On November 10, Apple introduced its first lineup of MacBooks and Mac Minis rocking the ARM-based M1 chipset. As expected, Apple's silicone enabled better performance at greater power efficiency. Apple claims that its M1 silicone has the world's highest performance per watt. In fact, Apple says that the chip can reach the same performance as an existing PC chip at one-quarter of the power. It also has the world's fastest integrated graphics, according to the Cupertino firm, which claimed that the octa-core GPU is twice as fast when pitted against competitors, while still using less power. And the latest benchmarks certainly point towards that direction.

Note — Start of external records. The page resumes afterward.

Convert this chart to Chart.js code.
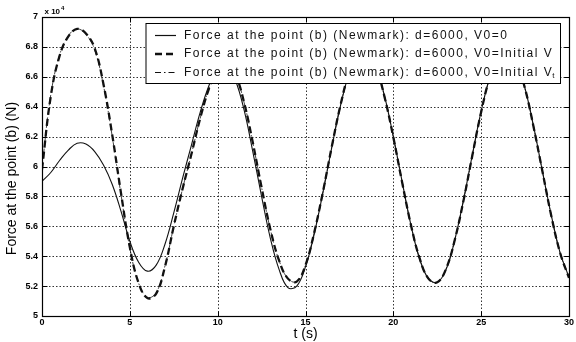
<!DOCTYPE html>
<html>
<head>
<meta charset="utf-8">
<script src="https://cdn.jsdelivr.net/npm/chart.js@4.4.0/dist/chart.umd.min.js"></script>
<style>
html, body { margin: 0; padding: 0; background: #fff; }
</style>
</head>
<body>
<canvas id="forceChart" width="576" height="342"></canvas>
<script>
// time (s)
const timeValues = [
    0, 0.5, 1, 1.5, 2, 2.5, 3, 3.5, 4, 4.5,
    5, 5.5, 6, 6.5, 7, 7.5, 8, 8.5, 9, 9.5,
    10, 10.5, 11, 11.5, 12, 12.5, 13, 13.5, 14, 14.5,
    15, 15.5, 16, 16.5, 17, 17.5, 18, 18.5, 19, 19.5,
    20, 20.5, 21, 21.5, 22, 22.5, 23, 23.5, 24, 24.5,
    25, 25.5, 26, 26.5, 27, 27.5, 28, 28.5, 29, 29.5, 30
];

// force at point (b), x 10^4 N
const forceV0Zero = [
    5.90, 5.96, 6.04, 6.11, 6.155, 6.15, 6.10, 6.01, 5.88, 5.70,
    5.50, 5.36, 5.30, 5.34, 5.48, 5.69, 5.92, 6.14, 6.36, 6.54,
    6.66, 6.68, 6.58, 6.38, 6.10, 5.80, 5.52, 5.31, 5.19, 5.20,
    5.33, 5.55, 5.83, 6.13, 6.41, 6.63, 6.76, 6.77, 6.67, 6.47,
    6.20, 5.90, 5.61, 5.38, 5.25, 5.225, 5.31, 5.51, 5.78, 6.08,
    6.37, 6.60, 6.74, 6.78, 6.70, 6.52, 6.26, 5.96, 5.67, 5.42, 5.26
];

const forceV0InitialV = [
    5.98, 6.47, 6.74, 6.87, 6.92, 6.89, 6.79, 6.55, 6.21, 5.82,
    5.46, 5.22, 5.12, 5.15, 5.33, 5.60, 5.85, 6.08, 6.32, 6.52,
    6.66, 6.70, 6.62, 6.43, 6.16, 5.86, 5.58, 5.37, 5.25, 5.23,
    5.34, 5.56, 5.835, 6.135, 6.415, 6.635, 6.76, 6.77, 6.67, 6.465,
    6.195, 5.895, 5.61, 5.385, 5.25, 5.225, 5.315, 5.51, 5.775, 6.075,
    6.365, 6.60, 6.745, 6.78, 6.70, 6.52, 6.255, 5.96, 5.665, 5.42, 5.255
];

const forceV0InitialVt = [
    5.99, 6.48, 6.745, 6.875, 6.92, 6.885, 6.78, 6.54, 6.20, 5.81,
    5.455, 5.22, 5.125, 5.155, 5.335, 5.60, 5.85, 6.08, 6.32, 6.52,
    6.66, 6.70, 6.62, 6.43, 6.16, 5.86, 5.58, 5.37, 5.25, 5.23,
    5.34, 5.56, 5.835, 6.135, 6.415, 6.635, 6.76, 6.77, 6.67, 6.465,
    6.195, 5.895, 5.61, 5.385, 5.25, 5.225, 5.315, 5.51, 5.775, 6.075,
    6.365, 6.60, 6.745, 6.78, 6.70, 6.52, 6.255, 5.96, 5.665, 5.42, 5.255
];

const seriesLabels = [
    'Force at the point (b) (Newmark): d=6000, V0=0',
    'Force at the point (b) (Newmark): d=6000, V0=Initial V',
    'Force at the point (b) (Newmark): d=6000, V0=Initial V'
];
const seriesSubscripts = ['', '', 't'];

const xTitle = 't (s)';
const yTitle = 'Force at the point (b) (N)';

const FONT = '"Liberation Sans", Arial, sans-serif';

function toPoints(values) {
    return values.map((v, i) => ({ x: timeValues[i], y: v }));
}

function line(ctx, x1, y1, x2, y2) {
    ctx.beginPath();
    ctx.moveTo(x1, y1);
    ctx.lineTo(x2, y2);
    ctx.stroke();
}

// grid, frame, legend box and titles in the old matlab look
const matlabFrame = {
    id: 'matlabFrame',
    beforeDatasetsDraw(chart) {
        const { ctx, chartArea: a, scales: { x, y } } = chart;
        ctx.save();
        ctx.strokeStyle = '#333';
        ctx.lineWidth = 1;
        ctx.setLineDash([1.5, 2]);
        x.ticks.forEach(t => {
            const px = Math.round(x.getPixelForValue(t.value)) + 0.5;
            if (px < a.left + 2 || px > a.right - 2) return;
            line(ctx, px, a.top, px, a.bottom);
        });
        y.ticks.forEach(t => {
            const py = Math.round(y.getPixelForValue(t.value)) + 0.5;
            if (py < a.top + 2 || py > a.bottom - 2) return;
            line(ctx, a.left, py, a.right, py);
        });
        ctx.restore();
    },
    afterDatasetsDraw(chart) {
        const { ctx, chartArea: a, scales: { x, y } } = chart;
        const L = Math.round(a.left) + 0.5, R = Math.round(a.right) + 0.5;
        const T = Math.round(a.top) + 0.5, B = Math.round(a.bottom) + 0.5;
        ctx.save();

        // frame + inward ticks
        ctx.strokeStyle = '#000';
        ctx.lineWidth = 1.2;
        ctx.setLineDash([]);
        ctx.strokeRect(L, T, R - L, B - T);
        ctx.lineWidth = 1;
        x.ticks.forEach(t => {
            const px = Math.round(x.getPixelForValue(t.value)) + 0.5;
            line(ctx, px, B, px, B - 5);
            line(ctx, px, T, px, T + 5);
        });
        y.ticks.forEach(t => {
            const py = Math.round(y.getPixelForValue(t.value)) + 0.5;
            line(ctx, L, py, L + 5, py);
            line(ctx, R, py, R - 5, py);
        });

        // legend
        ctx.font = '12px ' + FONT;
        ctx.letterSpacing = '1.5px';
        let textW = 0;
        seriesLabels.forEach((s, i) => {
            const w = ctx.measureText(s).width + (seriesSubscripts[i] ? 5 : 0);
            textW = Math.max(textW, w);
        });
        const boxR = R - 9, boxT = T + 6, boxH = 60;
        const boxL = Math.round(boxR - (38 + textW + 2));
        ctx.fillStyle = '#fff';
        ctx.fillRect(boxL, boxT, boxR - boxL, boxH);
        ctx.strokeStyle = '#000';
        ctx.lineWidth = 1;
        ctx.strokeRect(boxL, boxT, boxR - boxL, boxH);

        chart.data.datasets.forEach((ds, i) => {
            const rowY = boxT + 12 + i * 18.5;
            ctx.save();
            ctx.strokeStyle = ds.borderColor;
            ctx.lineWidth = Math.max(ds.borderWidth, 1.2);
            ctx.setLineDash(ds.borderDash || []);
            line(ctx, boxL + 9, rowY, boxL + 30, rowY);
            ctx.restore();
            ctx.fillStyle = '#111';
            ctx.textBaseline = 'middle';
            ctx.textAlign = 'left';
            ctx.font = '12px ' + FONT;
            ctx.fillText(seriesLabels[i], boxL + 38, rowY);
            if (seriesSubscripts[i]) {
                const w = ctx.measureText(seriesLabels[i]).width;
                ctx.font = '8px ' + FONT;
                ctx.fillText(seriesSubscripts[i], boxL + 38 + w - 1, rowY + 3);
            }
        });
        ctx.letterSpacing = '0px';

        // exponent label
        ctx.fillStyle = '#000';
        ctx.textAlign = 'left';
        ctx.textBaseline = 'alphabetic';
        ctx.font = 'bold 8px ' + FONT;
        ctx.fillText('x 10', L + 2, T - 4);
        const ew = ctx.measureText('x 10').width;
        ctx.font = 'bold 6px ' + FONT;
        ctx.fillText('4', L + 3 + ew, T - 8);

        // axis titles
        ctx.font = '14px ' + FONT;
        ctx.textAlign = 'center';
        ctx.textBaseline = 'middle';
        ctx.fillText(xTitle, (a.left + a.right) / 2, B + 18);
        ctx.save();
        ctx.translate(12, (a.top + a.bottom) / 2 + 12);
        ctx.rotate(-Math.PI / 2);
        ctx.fillText(yTitle, 0, 0);
        ctx.restore();

        ctx.restore();
    }
};

const tickFont = { family: FONT, size: 9, weight: 'bold' };

const forceChart = new Chart(document.getElementById('forceChart'), {
    type: 'line',
    data: {
        datasets: [{
            label: seriesLabels[0],
            data: toPoints(forceV0Zero),
            borderColor: '#111',
            borderWidth: 1.1,
            tension: 0.4
        }, {
            label: seriesLabels[1],
            data: toPoints(forceV0InitialV),
            borderColor: '#111',
            borderWidth: 2.3,
            borderDash: [7, 4],
            tension: 0.4
        }, {
            label: seriesLabels[2] + seriesSubscripts[2],
            data: toPoints(forceV0InitialVt),
            borderColor: '#111',
            borderWidth: 0.8,
            borderDash: [6, 3, 1.5, 3],
            tension: 0.4
        }]
    },
    options: {
        responsive: false,
        animation: false,
        layout: { padding: { left: 0, right: 7, top: 17, bottom: 0 } },
        elements: { point: { radius: 0 } },
        plugins: {
            legend: { display: false },
            tooltip: { enabled: false }
        },
        scales: {
            x: {
                type: 'linear',
                min: 0,
                max: 30,
                grid: { display: false, drawTicks: false, tickLength: 0 },
                border: { display: false },
                ticks: {
                    stepSize: 5,
                    padding: 1,
                    maxRotation: 0,
                    color: '#000',
                    font: tickFont
                },
                afterFit(scale) { scale.height = 26; }
            },
            y: {
                min: 5,
                max: 7,
                grid: { display: false, drawTicks: false, tickLength: 0 },
                border: { display: false },
                ticks: {
                    stepSize: 0.2,
                    padding: 4,
                    color: '#000',
                    font: tickFont,
                    callback: v => String(Number(v.toFixed(1)))
                },
                afterFit(scale) { scale.width = 42; }
            }
        }
    },
    plugins: [matlabFrame]
});
</script>
</body>
</html>
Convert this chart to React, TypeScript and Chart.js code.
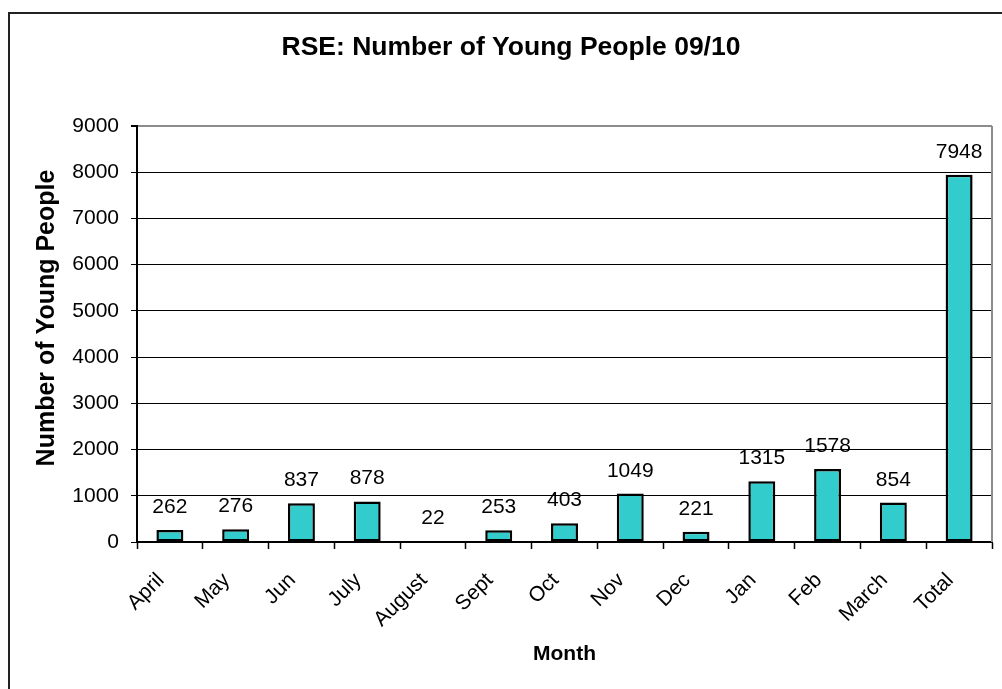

On the Geekbench 5 benchmark, the newly announced MacBook Air clocked a score of 7433 on the multi-core test and 1687 on the single-core test. Both scores eclipse the higher-end 16-inch MacBook Pro that comes with an Intel Core i9 processor, which has 6870 on the multi-core test and 1096 on the single-core test. For greater context, the M1's Geekbench scores mimic those set by last year's entry-level Mac Pro, which had a 7989 multi-core score and a 1024 single-core score.

The benchmarks also showed that the M1 chipset has a base frequency of 3.20GHz backed by 8GB of RAM. For comparison, the octa-core Intel Core i9 processor on the 16-inch MacBook Pro has a base clock of 2.3GHz, which can turbo boosted to 4.8GHz. Obviously, the RAM configuration on the 16-inch MacBook Pro varies.

M1's GPU Performance VS Power M1's CPU Performance VS Power

At its One More Thing event, the Cupertino firm claimed that the MacBook Air had up to 3.5 times the CPU performance of the previous generation, 5 times the GPU performance, and 9 times the machine learning performance, making it faster than 98% of PC laptops sold in the last year. All of this combined with the optimizations of MacOS Big Sur coupled with the potential to run native iPadOS and iOS make Apple's new lineup a promising one.

These figures are more impressive when you realize the fact that the MacBook Air is a fan-less machine clocking these numbers. Since Apple confirmed that all newly announced Macs have the same octa-core M1 chipset across the board, the MacBook Pro and Mac Mini with better cooling might perform even better.

While the Geekbench scores above do lend some credence to Apple's claims, of course, it goes without saying that benchmarks only capture one side of the story. Even if we were to set aside the dodgy business of comparing scores across distinct architectures, real-world usage depends on plenty of other factors as well.